Electronic properties of D4h d9 complexes through a crystal-field model: an appraisal

The crystal-field model recently used by Huang et al. [J. Phys. Chem. Solids 64 (2003) 523] for explaining some optical transitions and the g and hyperfine tensors of the CuCl42− unit placed in K2PdCl4 is critically reviewed. It is firstly pointed out that using accurate 〈r4〉0=2.7 a.u. and 〈r2〉0=1.0 a.u. values for free Cu2+ the d–d transitions of CuCl42− calculated in a rigorous crystal-field framework are much smaller than experimental ones.
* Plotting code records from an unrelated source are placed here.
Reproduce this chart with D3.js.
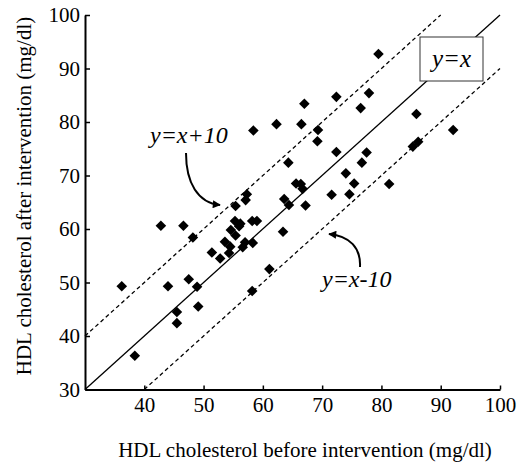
<!DOCTYPE html>
<html>
<head>
<meta charset="utf-8">
<script src="https://cdn.jsdelivr.net/npm/d3@7"></script>
<style>
  @font-face { font-family: 'ChartSerif'; font-style: normal; src: local('Liberation Serif'), local('LiberationSerif'), local('LiberationSerif-Regular'); }
  @font-face { font-family: 'ChartSerif'; font-style: italic; src: local('Liberation Serif Italic'), local('LiberationSerif-Italic'); }
</style>
</head>
<body style="margin:0">
<svg id="fig" width="526" height="465"></svg>
<script>
// HDL cholesterol, mg/dl: one entry per subject
const before = [36.2, 38.4, 42.8, 44.0, 45.5, 45.5, 46.6, 48.2, 47.5, 48.9, 49.1, 51.4, 52.8, 53.6, 54.5,
  54.3, 55.3, 56.0, 54.6, 55.4, 56.2, 55.4, 57.3, 57.1, 58.2, 59.0, 57.0, 56.6, 58.3, 58.4, 58.2,
  61.1, 62.3, 63.4, 63.6, 64.4, 67.2, 65.6, 66.4, 66.7, 64.3, 67.0, 66.5, 69.3, 69.2, 71.6, 72.4,
  72.4, 74.0, 74.6, 75.4, 76.7, 76.5, 77.5, 77.9, 79.5, 81.3, 85.9, 85.3, 86.2, 92.1];
const after = [49.3, 36.3, 60.6, 49.3, 44.5, 42.4, 60.6, 58.4, 50.6, 49.2, 45.5, 55.6, 54.5, 57.6, 56.7,
  55.5, 61.5, 60.5, 59.8, 58.8, 61.0, 64.3, 66.5, 65.4, 61.5, 61.5, 57.5, 56.6, 57.4, 78.4, 48.4,
  52.5, 79.6, 59.5, 65.6, 64.5, 64.4, 68.5, 68.4, 67.5, 72.4, 83.4, 79.6, 78.5, 76.4, 66.4, 84.7,
  74.4, 70.4, 66.5, 68.5, 72.4, 82.6, 74.3, 85.4, 92.7, 68.4, 81.5, 75.4, 76.3, 78.5];

const xTicks = [40, 50, 60, 70, 80, 90, 100];
const yTicks = [30, 40, 50, 60, 70, 80, 90, 100];

// reference lines y = x + offset, drawn over [x0, x1]
const refLines = [
  { offset: 0, x0: 30, x1: 100, dashed: false },
  { offset: 10, x0: 30, x1: 90, dashed: true },
  { offset: -10, x0: 40, x1: 100, dashed: true },
];

// label text, position (baseline) and size
const labels = [
  { text: 'y=x', x: 451.5, y: 67, size: 25, anchor: 'middle' },
  { text: 'y=x+10', x: 150, y: 143, size: 24, anchor: 'start' },
  { text: 'y=x-10', x: 322, y: 287, size: 24, anchor: 'start' },
];

const FONT = "'Liberation Serif', ChartSerif, Tinos, 'Times New Roman', serif";

const svg = d3.select('#fig');
const x = d3.scaleLinear().domain([30, 100]).range([85, 500]);
const y = d3.scaleLinear().domain([30, 100]).range([389.5, 15]);

const points = before.map((b, i) => ({ b, a: after[i] }));

const serifText = (sel, size, italic) => sel
  .attr('font-family', FONT)
  .attr('font-size', size)
  .attr('font-style', italic ? 'italic' : null)
  .attr('fill', '#000');

function draw() {
  svg.selectAll('*').remove();

  // text first, so the serif face is the first one the page lays out
  const textLayer = svg.append('g');

  // arrow head
  svg.append('defs')
    .append('marker')
    .attr('id', 'head')
    .attr('viewBox', '0 0 10 10')
    .attr('refX', 9)
    .attr('refY', 5)
    .attr('markerWidth', 5)
    .attr('markerHeight', 4)
    .attr('markerUnits', 'strokeWidth')
    .attr('orient', 'auto')
    .append('path')
    .attr('d', 'M0,0 L10,5 L0,10 Z')
    .attr('fill', '#000');

  // reference lines
  svg.append('g')
    .selectAll('line')
    .data(refLines)
    .join('line')
    .attr('x1', d => x(d.x0))
    .attr('y1', d => y(d.x0 + d.offset))
    .attr('x2', d => x(d.x1))
    .attr('y2', d => y(d.x1 + d.offset))
    .attr('stroke', '#000')
    .attr('stroke-width', 1.3)
    .attr('stroke-dasharray', d => d.dashed ? '4,3' : null);

  // points
  svg.append('g')
    .selectAll('path')
    .data(points)
    .join('path')
    .attr('d', d3.symbol(d3.symbolSquare, 56))
    .attr('transform', d => `translate(${x(d.b)},${y(d.a)}) rotate(45)`)
    .attr('fill', '#000');

  // axes
  const xAxis = svg.append('g')
    .attr('transform', `translate(0,${y(30)})`)
    .call(d3.axisBottom(x).tickValues(xTicks).tickSizeInner(-4).tickSizeOuter(0).tickPadding(8));
  const yAxis = svg.append('g')
    .attr('transform', `translate(${x(30)},0)`)
    .call(d3.axisLeft(y).tickValues(yTicks).tickSizeInner(-5).tickSizeOuter(0).tickPadding(5));

  [xAxis, yAxis].forEach(g => {
    g.attr('font-family', FONT).attr('font-size', 21);
    g.select('.domain').attr('stroke-width', 2);
    g.selectAll('.tick line').attr('stroke-width', 1.5);
    g.selectAll('.tick text').call(serifText, 21, false);
  });

  // axis titles
  textLayer.append('text')
    .attr('x', 305)
    .attr('y', 457)
    .attr('text-anchor', 'middle')
    .call(serifText, 21, false)
    .text('HDL cholesterol before intervention (mg/dl)');

  textLayer.append('text')
    .attr('transform', 'translate(31,196) rotate(-90)')
    .attr('text-anchor', 'middle')
    .call(serifText, 21, false)
    .text('HDL cholesterol after intervention (mg/dl)');

  // y=x label box
  svg.append('rect')
    .attr('x', 420)
    .attr('y', 37)
    .attr('width', 63)
    .attr('height', 44)
    .attr('fill', '#fff')
    .attr('stroke', '#333')
    .attr('stroke-width', 1);

  svg.append('g')
    .selectAll('text')
    .data(labels)
    .join('text')
    .attr('x', d => d.x)
    .attr('y', d => d.y)
    .attr('text-anchor', d => d.anchor)
    .each(function(d) { d3.select(this).call(serifText, d.size, true); })
    .text(d => d.text);

  // curved arrows pointing at the offset lines
  const arrows = [
    'M186,153 C186,183 198,203 220,205',
    'M360,267 C361,248 350,236 329,234',
  ];
  svg.append('g')
    .selectAll('path')
    .data(arrows)
    .join('path')
    .attr('d', d => d)
    .attr('fill', 'none')
    .attr('stroke', '#000')
    .attr('stroke-width', 2)
    .attr('marker-end', 'url(#head)');
}

draw();
if (document.fonts) {
  Promise.all([
    document.fonts.load("21px ChartSerif"),
    document.fonts.load("italic 24px ChartSerif"),
  ]).then(draw, draw);
}
</script>
</body>
</html>
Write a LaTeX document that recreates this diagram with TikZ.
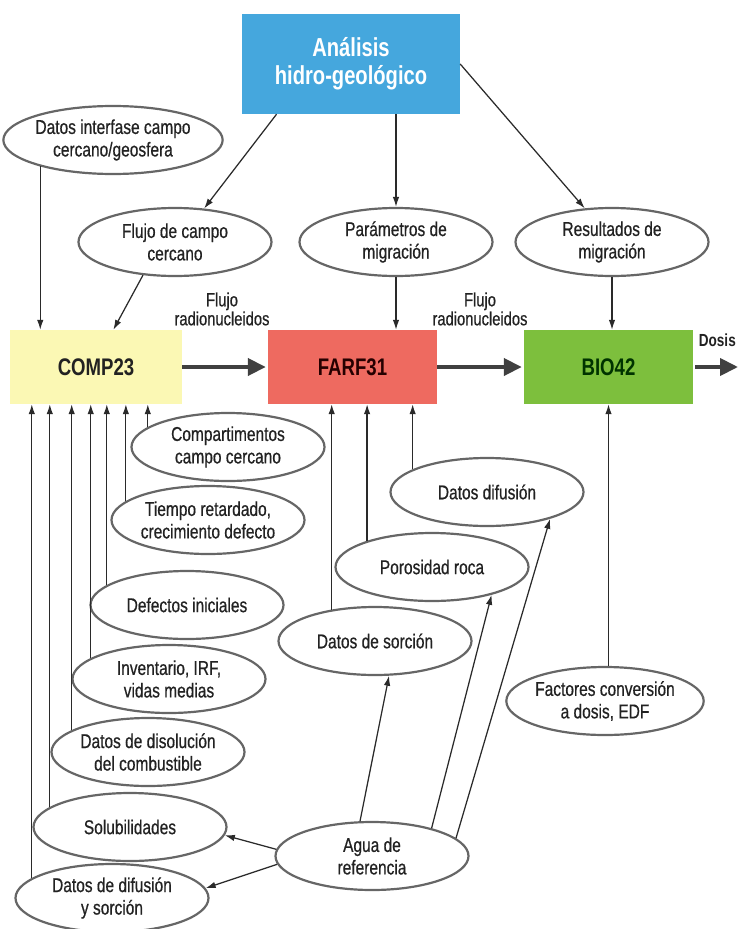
\documentclass[tikz,border=0pt]{standalone}
\usepackage{fontspec}
\setmainfont{Liberation Sans}[FakeStretch=0.775, UprightFeatures={FakeBold=0.6}]
\usetikzlibrary{arrows.meta,shapes.geometric}
\definecolor{hidroblue}{HTML}{45A7DD}
\definecolor{compyellow}{HTML}{FBF8B4}
\definecolor{farfred}{HTML}{EE6A60}
\definecolor{biogreen}{HTML}{7DBF3D}
\definecolor{ovalgray}{HTML}{666666}
\definecolor{inkdark}{HTML}{222222}
\definecolor{linedark}{HTML}{2A2A2A}
\definecolor{flowgray}{HTML}{404040}
\begin{document}
\begin{tikzpicture}[x=1pt,y=-1pt,
  oval/.style={ellipse, draw=ovalgray, line width=2.2pt, minimum width=193pt,
    minimum height=68pt, inner sep=0pt, align=center,
    font=\fontsize{20}{22.5}\selectfont, text=inkdark},
  modbox/.style={rectangle, minimum height=74pt, inner sep=0pt,
    font=\bfseries\fontsize{24}{26}\selectfont},
  flowlabel/.style={align=center, font=\fontsize{19}{19}\selectfont, text=inkdark},
  feed/.style={-{Latex[length=10pt,width=6.5pt]}, line width=1.25pt, draw=linedark},
  flow/.style={-{Triangle[length=18pt,width=17pt]}, line width=4pt, draw=flowgray},
]
\useasboundingbox (0,0) rectangle (737,929);

% hydro-geological analysis
\node[rectangle, fill=hidroblue, minimum width=218pt, minimum height=100pt,
  inner sep=0pt, align=center, text=white,
  font=\bfseries\fontsize{26}{28}\selectfont] (top) at (351,64) {Análisis\\hidro-geológico};

% upper inputs
\node[oval] (inter) at (113,140) {Datos interfase campo\\cercano/geosfera};
\node[oval] (flujo) at (175,242) {Flujo de campo\\cercano};
\node[oval] (param) at (396,242) {Parámetros de\\migración};
\node[oval] (res) at (612,242) {Resultados de\\migración};

% model chain
\node[modbox, fill=compyellow, minimum width=172pt, text=inkdark] (comp) at (96,367) {COMP23};
\node[modbox, fill=farfred, minimum width=169pt, text=black!85!red] (farf) at (352.5,367) {FARF31};
\node[modbox, fill=biogreen, minimum width=169pt, text=black!80!green] (bio) at (608.5,367) {BIO42};
\coordinate (out) at (738,367);

\node[flowlabel] (fl1) at (222,309) {Flujo\\radionucleidos};
\node[flowlabel] (fl2) at (480,309) {Flujo\\radionucleidos};
\node[font=\bfseries\fontsize{17.5}{19}\selectfont, text=inkdark, anchor=east, inner sep=0pt] (dosis) at (736,340) {Dosis};

% near-field data
\node[oval] (cc) at (228,447) {Compartimentos\\campo cercano};
\node[oval] (tr) at (208,520) {Tiempo retardado,\\crecimiento defecto};
\node[oval] (di) at (187,605) {Defectos iniciales};
\node[oval] (inv) at (169,679) {Inventario, IRF,\\vidas medias};
\node[oval] (dis) at (148,752) {Datos de disolución\\del combustible};
\node[oval] (sol) at (130,827) {Solubilidades};
\node[oval] (dys) at (112,898) {Datos de difusión\\y sorción};

% geosphere and biosphere data
\node[oval] (dd) at (487,492) {Datos difusión};
\node[oval] (por) at (432,567) {Porosidad roca};
\node[oval] (sor) at (375,641) {Datos de sorción};
\node[oval] (fac) at (605,701) {Factores conversión\\a dosis, EDF};
\node[oval] (agua) at (372,856) {Agua de\\referencia};

% arrows from the hydro-geological analysis
\draw[feed] (top.214) -- (flujo.49);
\draw[feed] (top.south -| param.north) -- (param.north);
\draw[feed] (top.east) -- (res.129);

% inputs into the chain
\draw[feed] (inter.200) -- (inter.200 |- comp.north);
\draw[feed] (flujo.226) -- (comp.65);
\draw[feed] (param.south) -- (param.south |- farf.north);
\draw[feed] (res.south) -- (res.south |- bio.north);

% radionuclide flow
\draw[flow] (comp.east) -- ([xshift=-2pt]farf.west);
\draw[flow] (farf.east) -- ([xshift=-2pt]bio.west);
\draw[flow] ([xshift=2pt]bio.east) -- (out);

% near-field data into COMP23
\draw[feed] (cc.166.5) -- (cc.166.5 |- comp.south);
\draw[feed] (tr.167.4) -- (tr.167.4 |- comp.south);
\draw[feed] (di.166.5) -- (di.166.5 |- comp.south);
\draw[feed] (inv.165.8) -- (inv.165.8 |- comp.south);
\draw[feed] (dis.164.9) -- (dis.164.9 |- comp.south);
\draw[feed] (sol.166) -- (sol.166 |- comp.south);
\draw[feed] (dys.166.7) -- (dys.166.7 |- comp.south);

% geosphere data into FARF31
\draw[feed] (sor.144.7) -- (sor.144.7 |- farf.south);
\draw[feed] (por.158.4) -- (por.158.4 |- farf.south);
\draw[feed] (dd.163.1) -- (dd.163.1 |- farf.south);

% dose conversion into BIO42
\draw[feed] (bio.south |- fac.north) -- (bio.south);

% reference water
\draw[feed] (agua.109) -- (sor.-68);
\draw[feed] (agua.25) -- (por.-25);
\draw[feed] (agua.12) -- (dd.-23);
\draw[feed] (agua.176) -- (sol.-5);
\draw[feed] (agua.185) -- (dys.6);
\end{tikzpicture}
\end{document}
The agreement with experimental values when an approximated 3d wavefunction is used (leading to 〈r4〉0=44.8 a.u. should then be taken as meaningless. The neglect of charge transfer (CT) transitions for explaining the experimental EPR parameters is shown to be against the onset of these excitations in CuCl42− observed at about 25,000 cm−1 and the 40% delocalization of the unpaired electron in the b1g (≈x2−y2) level. Finally it is pointed out that the experimental g tensor for similar units like AgBr64− or CuBr42− involving a higher covalency cannot be explained by a model where the contribution of CT transitions and ligand spin–orbit coupling is ignored.